Despite having reached a tentative agreement, Nilvar Lopez, general secretary of the Peruvian teachers union (SUTEP), said a nationwide strike will continue until the union ratifies the new collective bargaining agreement. Minister of Education Gerardo Ayzanoa fired 500 teachers in Lima, the Peruvian capital, last Monday, and is said to be looking to do the same in other cities and in the provinces. Lopez told the education minister the firings would only complicate the end of the strike.

At press time, the union leadership was still meeting.

The strike started a month ago when the government of President Alejandro Toledo offered a salary increase of only $30 a month. Toledo, who said he would “go down in history as the education president,” had promised that his administration would double the salaries of the teachers.

Peru’s 280,000 teachers are among the worst paid in Latin America. They receive about $180 a month. Meanwhile, it takes $575 a month for a family to cover its basic necessities according to government estimates.

Only 2.9 percent of Peru’s national budget is allocated for education while 28 percent is used to pay interest on its foreign debt. This budget priority, along with selling off state-owned enterprises, cutting social programs and cracking down on workers, are all hallmarks of the Toledo government’s neoliberal policies.

The teachers’ struggle struck a chord in Peruvian society. Thousands came out in support, while others used the occasion to press their own demands. Farm workers, bus drivers, hospital and healthcare workers, judiciary employees and others joined the teachers in striking.

The strikes started taking on the character of a general protest against the policies of the Toledo government. This motivated the government to impose a state of emergency, declaring the teachers’ strike illegal on May 27.

The declaration of a state of emergency did not deter the teachers and other unions. On June 3, tens of thousands of Peruvians march through Lima in protest against Toledo’s policies and in solidarity with the teachers. Similar demonstrations took part in many cities and towns throughout this South American country.

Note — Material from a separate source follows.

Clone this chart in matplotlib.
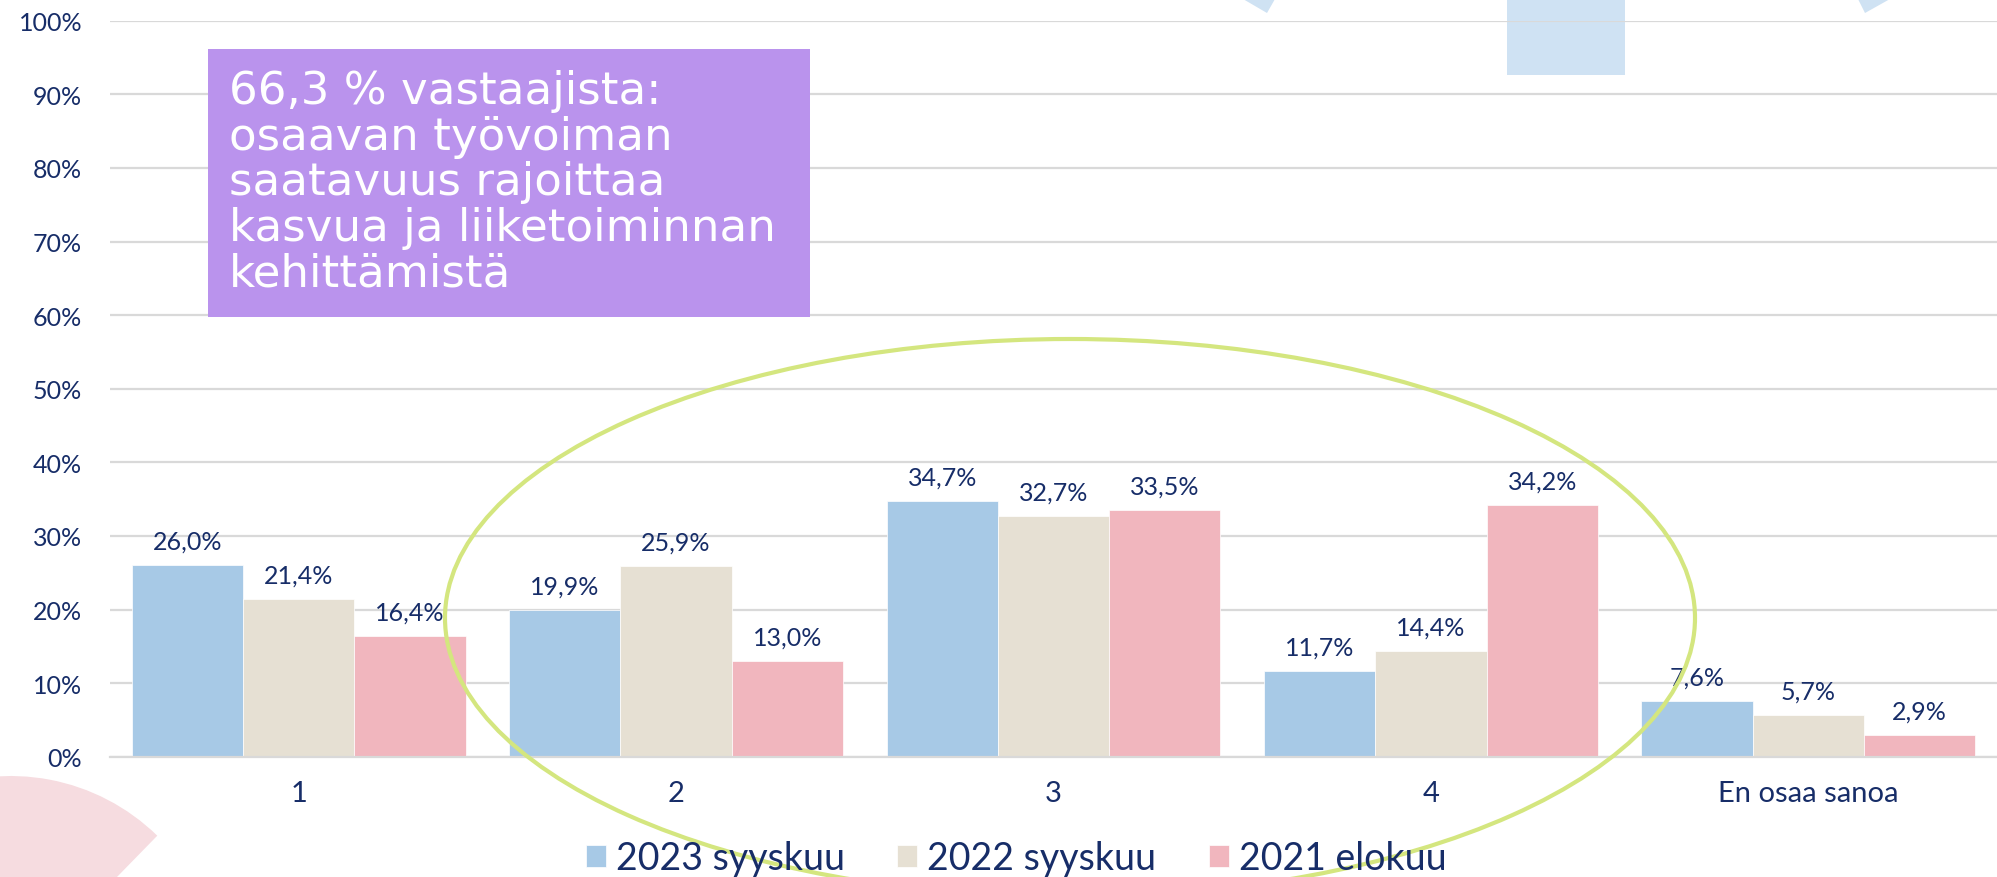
import matplotlib
matplotlib.use('Agg')
import matplotlib.pyplot as plt
from matplotlib.patches import Rectangle, Polygon, Wedge, Ellipse
import numpy as np

#################### Data ####################
CATEGORIES = ['1', '2', '3', '4', 'En osaa sanoa']
SERIES = ['2023 syyskuu', '2022 syyskuu', '2021 elokuu']
VAL_2023 = [26.0, 19.9, 34.7, 11.7, 7.6]
VAL_2022 = [21.4, 25.9, 32.7, 14.4, 5.7]
VAL_2021 = [16.4, 13.0, 33.5, 34.2, 2.9]
Y_TICKS = [0, 10, 20, 30, 40, 50, 60, 70, 80, 90, 100]
NOTE = '66,3 % vastaajista:\nosaavan työvoiman\nsaatavuus rajoittaa\nkasvua ja liiketoiminnan\nkehittämistä'
#################### Data ####################

COLORS = ['#A7C9E6', '#E6E0D3', '#F1B6BE']
NAVY = '#172D68'
W, H = 1997, 878

plt.rcParams['font.family'] = ['Lato', 'DejaVu Sans']

fig = plt.figure(figsize=(W / 100, H / 100), dpi=100)

# background decoration, in pixel coords (y down)
bg = fig.add_axes([0, 0, 1, 1], zorder=-1)
bg.set_xlim(0, W)
bg.set_ylim(H, 0)
bg.axis('off')
light_blue = '#CFE2F3'
bg.add_patch(Rectangle((1507, 0), 118, 76, color=light_blue, lw=0))
bg.add_patch(Polygon([(1243, 0), (1275, 0), (1267, 14)], color=light_blue, lw=0))
bg.add_patch(Polygon([(1858, 0), (1890, 0), (1865, 14)], color=light_blue, lw=0))
# pink wedge bottom-left (y flipped, so angles mirrored)
bg.add_patch(Wedge((10.6, 987), 210, 180, 360 - 45.7, color='#F6DCE0', lw=0))

# main chart
ax = fig.add_axes([110 / W, 1 - 757.7 / H, (W - 110) / W, 736 / H], zorder=1)
ax.patch.set_alpha(0)
x = np.arange(len(CATEGORIES))
bw = 0.295
bars = []
for i, vals in enumerate([VAL_2023, VAL_2022, VAL_2021]):
    b = ax.bar(x + (i - 1) * bw, vals, bw, color=COLORS[i], edgecolor='white',
               linewidth=0.5, label=SERIES[i], zorder=2)
    ax.bar_label(b, labels=[f'{v:.1f}%'.replace('.', ',') for v in vals],
                 padding=9, fontsize=18, color=NAVY)
    bars.append(b)

ax.set_xlim(-0.5, 4.5)
ax.set_ylim(0, 100)
ax.set_yticks(Y_TICKS)
ax.set_yticklabels([f'{t}%' for t in Y_TICKS])
ax.set_xticks(x)
ax.set_xticklabels(CATEGORIES)
ax.tick_params(axis='y', length=0, pad=20, labelsize=18, labelcolor=NAVY)
ax.tick_params(axis='x', length=0, pad=17, labelsize=21, labelcolor=NAVY)
ax.grid(axis='y', color='#D9D9D9', lw=1.6)
ax.set_axisbelow(True)
for s in ['top', 'right', 'left']:
    ax.spines[s].set_visible(False)
ax.spines['bottom'].set_color('#D9D9D9')
ax.spines['bottom'].set_linewidth(1.6)

fig.legend(handles=bars, labels=SERIES, loc='center', ncol=3,
           bbox_to_anchor=(1016 / W, 18.5 / H), frameon=False, fontsize=27,
           handlelength=0.53, handleheight=0.53, handletextpad=0.27,
           columnspacing=1.4, labelcolor=NAVY)

# foreground: note box and ellipse
fg = fig.add_axes([0, 0, 1, 1], zorder=3)
fg.set_xlim(0, W)
fg.set_ylim(H, 0)
fg.axis('off')
fg.add_patch(Rectangle((207.6, 49.7), 602, 268, color='#BA93ED', lw=0))
fg.text(229, 70, NOTE, color='white', fontsize=32.5, va='top', ha='left',
        linespacing=1.08, family=['DejaVu Sans'])
fg.add_patch(Ellipse((1070, 619), 1250, 558, fill=False, edgecolor='#D4E67F', lw=3))

fig.savefig('out.png', dpi=100)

The demonstration, organized by the General Confederation of Workers of Peru (CGTP), stopped all traffic for five hours in defiance of the government. (The CGTP was founded by José Carlos Mariategui, who also founded the Communist Party of Peru.)

The CGTP filed charges against the Toledo government with the International Labor Organization for “violation of labor rights” after the imposition of the state of emergency and the police attacks, which resulted in the arrest of hundreds and the death of two university students. This is not the first time the government has resorted to force to stop a strike. In January, striking construction workers union leaders were attacked and arrested.

The Peruvian workers received other support internationally. The World Federation of Trade Unions (WFTU) said it “condemns the state of emergency and the repressive measures of the government of Peru, as its response to the just demands of the different sectors of workers and society” that are the results of the Toledo government’s “failed neoliberal policies.” The CGTP is an affiliate of the WFTU.

The International Confederation of Free Trade Unions (ICFTU) also jumped into the fray condemning the repression against the workers. In a letter sent to the Peruvian president, the ICFTU noted that the “confrontations started after your government declared the state of emergency” and warned that the government’s action could lead to “more discontent and more violence.”

Toledo won the presidency in 2001 with promises of reconstructing and improving the economy after years of dictatorship and corruption by the administration of Alberto Fujimori, which left the country in economic ruins. The Toledo government has not only continued but also extended the neoliberal policies of its predecessor.

Last year the Toledo government sold off two electrical plants to a Belgian company that had been accused of bribing Fujimori. This prompted widespread demonstrations by workers, which were met with violence and a state of emergency in the southern part of the country.

The continued poverty and attacks on workers demanding better wages have led to a drop in Toledo’s popularity from a high of 60 percent during his campaign, to 15 percent today, according to local polls.